Further controversy has erupted over the plans to extend the quarry operation at Ardkill More mountain near Cavan town.
Residents in Co Cavan are objecting to the proposed expansion of a quarry, alleging it would threaten one of Ireland’s most ancient monuments.
The Black Pig’s Dyke was built about 2,000 years ago, as a defensive barrier along the southern boundary of Ulster.The builders modelled it on the Roman Hadrian’s Wall in Britain.
The Red Branch Heritage Group is objecting to a planning application from John Nulty Quarries at Ardkill More, Carrkakaboy. Nulty Quarries is seeking to increase the area of their quarry by 3.37 hectares. Ardkill More mountain is about half-a-dozen miles south of Cavan town, and is 880 feet high. Cavan’s best-preserved parts of the Dyke are on the western and northern slopes of the mountain. They are protected under the National Monuments Acts 1930 to 2004.In its planning objection, the Heritage Group alleged the quarry had already destroyed part of the Dyke.

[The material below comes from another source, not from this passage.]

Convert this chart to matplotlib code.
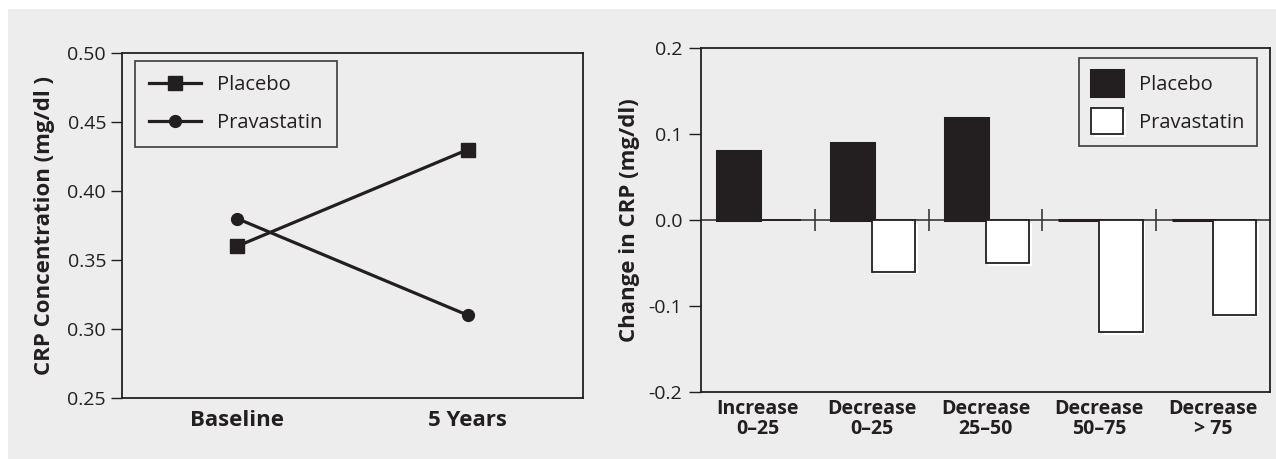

“The expansion of the quarrying facility at Ardkill More, would further prejudice the integrity and value of the above listed Black Pig’s Dyke or Worm Ditch which is the only surviving section of this monument in County Cavan,” the group said.
“It would cause further damage to the unique setting and surroundings of the above-mentioned monument.”
Sean Nulty, a director of Nulty Quarries, admitted the quarry had destroyed part of the Dyke. “There was some of it going through the quarry, but that’s gone this years,” he said.“It was eaten up 20 years ago. On the new planning application, it’s on different land, we’re working away above it. It’s one hundred feet from it. The local farmers have damaged it this years.”
A spokesperson for Cavan County Council’s planning department said aspects of the application had been referred to the Department of the Environment.